Durant cette période, il bénéficie de l’appui de son ami milanais Bettino Craxi, secrétaire du Parti socialiste. Via la coalition au pouvoir avec les démocrates-chrétiens, puis directement, quand Craxi devient président du Conseil. En août 1984, des juges suspendent les émissions diffusées par le Cavaliere en infraction à la loi de 1975, mais Craxi adopte un décret-loi, surnommé " décret Berlusconi ", qui légitime ses chaînes privées nationales. Puis il aide son ami à entrer en France sur La Cinq, et en Espagne sur Telecinco.

En 1990, une loi de régulation du système audiovisuel " photographie " le duopole constitué par la RAI et le groupe Fininvest du Cavaliere, d’où son surnom de " loi Polaroid ". Elle met fin au monopole public au niveau national, et autorise les chaînes de Berlusconi à diffuser des émissions en direct. Mais le texte interdit à un groupe détenant des chaînes nationales financées par la publicité de posséder plus de 10 % du capital des chaînes à péage qui émergent - telle Canal Plus qui entre alors sur le marché italien (remplacée en 2003, par Sky Italia, filiale du groupe News Corp. de Rupert Murdoch). Cette disposition et un décret-loi de 1993 qui limite le nombre de chaînes nationales menacent la dynamique du groupe Fininvest, enfermé sur le marché audiovisuel financé par la publicité. Pour se diversifier, Berlusconi rachète Mondadori avec sa cinquantaine de magazines, puis en 1993, annonce " sa descente sur le terrain " politique.

Après la chute du mur de Berlin et l’enquête anticorruption Mains propres, la classe politique est décimée. Berlusconi crée un parti politique à partir de sa régie publicitaire et gagne les législatives de 1994. Il devient président du Conseil mais ne reste aux affaires que sept mois. Le centre gauche de Romano Prodi revient au pouvoir en 1996. Il ne modifie pas le périmètre de la Fininvest alors que Berlusconi, dirigeant politique et propriétaire d’un empire multimédia, est au centre d’un conflit d’intérêts. Car la gauche sous-estime le berlusconisme, et Massimo d’Alema, leader du Parti des démocrates de gauche (ex-communiste), souhaite négocier avec lui la mise en place d’une Assemblée constituante pour renforcer l’exécutif. En outre, la gauche défend la constitution de " groupes champions " dans l’audiovisuel pour contrer l’hégémonie nord-américaine. Enfin, les électeurs plébiscitent le groupe Berlusconi lors de trois référendums, en 1995, qui autorisent une même personne à être propriétaire de plusieurs chaînes, permettent à une régie publicitaire de travailler avec plus de deux chaînes nationales et maintiennent la coupure publicitaire dans les films. Le gouvernement Prodi fait néanmoins adopter la loi du 31 juillet 1997 pour tenter de réduire le poids du duopole, en interdisant à un même groupe de contrôler plus de deux chaînes nationales et plus du tiers des recettes de la télévision, et en instaurant une autorité de régulation. Mais le centre gauche, paralysé par ses divisions, ne parvient pas à réduire le nombre de chaînes de la RAI et de Mediaset (filiale télé de la Fininvest). La Cour constitutionnelle insiste pour que soit mis fin au duopole RAI-Mediaset. Le Parlement ne réagit pas.

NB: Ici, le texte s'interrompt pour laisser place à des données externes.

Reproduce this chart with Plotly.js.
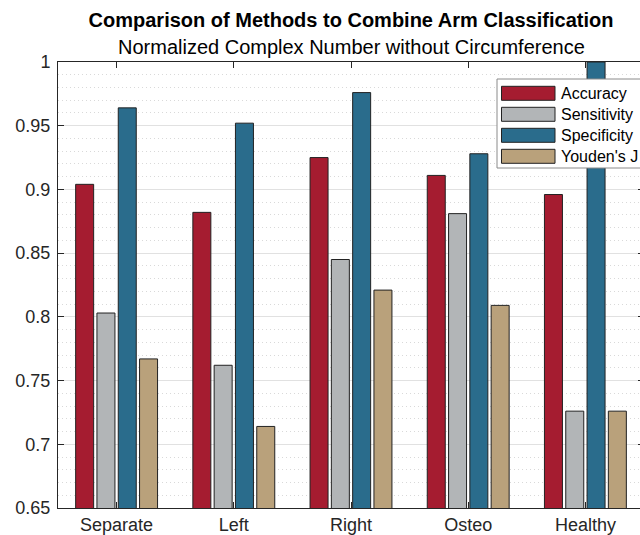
<!DOCTYPE html>
<html>
<head>
<meta charset="utf-8">
<script src="https://cdn.plot.ly/plotly-3.0.1.min.js"></script>
<style>
  html, body { margin: 0; padding: 0; background: #fff; }
  #wrap { width: 640px; height: 535px; overflow: hidden; position: relative; }
  #chart { width: 650px; height: 535px; }
</style>
</head>
<body>
<div id="wrap"><div id="chart"></div></div>
<script>
// ---- Data ----
const categories = ['Separate', 'Left', 'Right', 'Osteo', 'Healthy'];
const seriesNames = ['Accuracy', 'Sensitivity', 'Specificity', "Youden's J"];
const accuracy    = [0.904, 0.882, 0.925, 0.911, 0.896];
const sensitivity = [0.803, 0.762, 0.845, 0.881, 0.726];
const specificity = [0.964, 0.952, 0.976, 0.928, 1.000];
const youdensJ    = [0.767, 0.714, 0.821, 0.809, 0.726];
const yTickVals = [0.65, 0.7, 0.75, 0.8, 0.85, 0.9, 0.95, 1];
const yTickText = ['0.65', '0.7', '0.75', '0.8', '0.85', '0.9', '0.95', '1'];
const titleText = 'Comparison of Methods to Combine Arm Classification';
const subtitleText = 'Normalized Complex Number without Circumference';

// ---- Styles ----
const colors = ['#A51C30', '#B2B5B7', '#2A6C8C', '#B9A17B'];
const font = 'Liberation Sans, Arial, Helvetica, sans-serif';
const W = 650, H = 535;
const M = { l: 58, r: 6, t: 62, b: 27 };
const PW = W - M.l - M.r, PH = H - M.t - M.b;
const px2x = (p) => (p - M.l) / PW;
const px2y = (p) => 1 - (p - M.t) / PH;

const allSeries = [accuracy, sensitivity, specificity, youdensJ];
const traces = allSeries.map((vals, i) => ({
  type: 'bar',
  name: seriesNames[i],
  x: categories,
  y: vals,
  marker: { color: colors[i], line: { color: '#222222', width: 1 } },
  showlegend: false,
  hoverinfo: 'x+y+name'
}));

// Custom MATLAB-style legend (box + wide swatches + labels)
const shapes = [];
const annotations = [];
const legLeft = 497, legTop = 79, legBottom = 168;
shapes.push({
  type: 'rect', xref: 'paper', yref: 'paper',
  x0: px2x(legLeft), x1: px2x(700), y0: px2y(legBottom), y1: px2y(legTop),
  fillcolor: '#ffffff', line: { color: '#8a8a8a', width: 1 }, layer: 'above'
});
seriesNames.forEach((name, i) => {
  const cy = 93.3 + i * 21;
  shapes.push({
    type: 'rect', xref: 'paper', yref: 'paper',
    x0: px2x(501.5), x1: px2x(555), y0: px2y(cy + 7), y1: px2y(cy - 7),
    fillcolor: colors[i], line: { color: '#222222', width: 1 }, layer: 'above'
  });
  annotations.push({
    xref: 'paper', yref: 'paper', x: px2x(559), y: px2y(cy),
    xanchor: 'left', yanchor: 'middle', showarrow: false,
    text: name, font: { family: font, size: 16, color: '#000' }
  });
});
annotations.push({
  xref: 'paper', yref: 'paper', x: 0.5, y: px2y(47),
  xanchor: 'center', yanchor: 'middle', showarrow: false,
  text: subtitleText, font: { family: font, size: 20, color: '#000' }
});

const layout = {
  width: W, height: H,
  margin: M,
  paper_bgcolor: '#fff', plot_bgcolor: '#fff',
  font: { family: font, size: 18, color: '#262626' },
  title: {
    text: '<b>' + titleText + '</b>',
    font: { family: font, size: 20, color: '#000' },
    xref: 'paper', x: 0.5, xanchor: 'center',
    yref: 'container', y: 1 - 20 / H, yanchor: 'middle'
  },
  barmode: 'group',
  bargap: 0.273,
  bargroupgap: 0.155,
  showlegend: false,
  xaxis: {
    type: 'category',
    range: [-0.5, 4.5],
    showline: true, linecolor: '#262626', linewidth: 1,
    mirror: 'ticks',
    ticks: 'inside', ticklen: 6, tickcolor: '#262626',
    showgrid: false, zeroline: false,
    tickfont: { family: font, size: 18, color: '#262626' },
    ticklabelstandoff: 0
  },
  yaxis: {
    range: [0.65, 1],
    tickvals: yTickVals, ticktext: yTickText,
    showline: true, linecolor: '#262626', linewidth: 1,
    mirror: 'ticks',
    ticks: 'inside', ticklen: 6, tickcolor: '#262626',
    showgrid: true, gridcolor: '#e1e1e1', gridwidth: 1,
    zeroline: false,
    minor: { dtick: 0.01, showgrid: true, gridcolor: '#d9d9d9', griddash: '1px,3px', gridwidth: 1, ticks: '' },
    tickfont: { family: font, size: 18, color: '#262626' },
    ticklabelstandoff: 3
  },
  shapes: shapes,
  annotations: annotations
};

Plotly.newPlot('chart', traces, layout, { displayModeBar: false, responsive: false, staticPlot: true });
</script>
</body>
</html>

En 2001, Berlusconi revient au gouvernement. La Cour constitutionnelle constate en 2002 " une aggravation de la concentration ". Elle demande que la RAI 3 abandonne la publicité et que Rete 4 migre sur le satellite, où l’audience est plus faible. Nouveau désaveu : le Cavaliere signe fin 2003 un décret-loi pour bloquer le transfert de sa chaîne et fait adopter en mai 2004 une nouvelle loi audiovisuelle. Elle maintient la situation de Rete 4, permet à la Fininvest d’augmenter son chiffre d’affaires et autorise la privatisation de la RAI. Cette dernière disposition n’est pas mise en oeuvre, Berlusconi ne souhaitant pas qu’un concurrent vienne réduire sa part du marché publicitaire.

En 2006, Romano Prodi revient aux affaires mais son gouvernement ne peut faire adopter un projet prévoyant le transfert sur le satellite d’une chaîne de Mediaset et d’une de la RAI. Berlusconi sauve ses trois chaînes généralistes. En 2009, un nouveau front s’est ouvert pour le Cavaliere : moins avec la gauche affaiblie dans l’opposition qu’avec son ancien allié et concurrent, Rupert Murdoch. La télévision à péage Sky Italia est devenue le deuxième groupe audiovisuel de la péninsule. Devant Mediaset. Pour limiter son expansion, le gouvernement Berlusconi a augmenté la TVA sur les abonnements et réduit le volume de publicité autorisé sur les chaînes à péage. La guerre commerciale du Cavaliere contre Murdoch semble désormais plus vive que celle, politique, qui l’oppose au centre gauche. Si un oligopole tripolaire s’est imposé (Sky, RAI, Mediaset), " l’anomalie italienne " persiste puisqu’un seul homme, propriétaire d’un empire médiatique, dirige le premier parti politique et le gouvernement.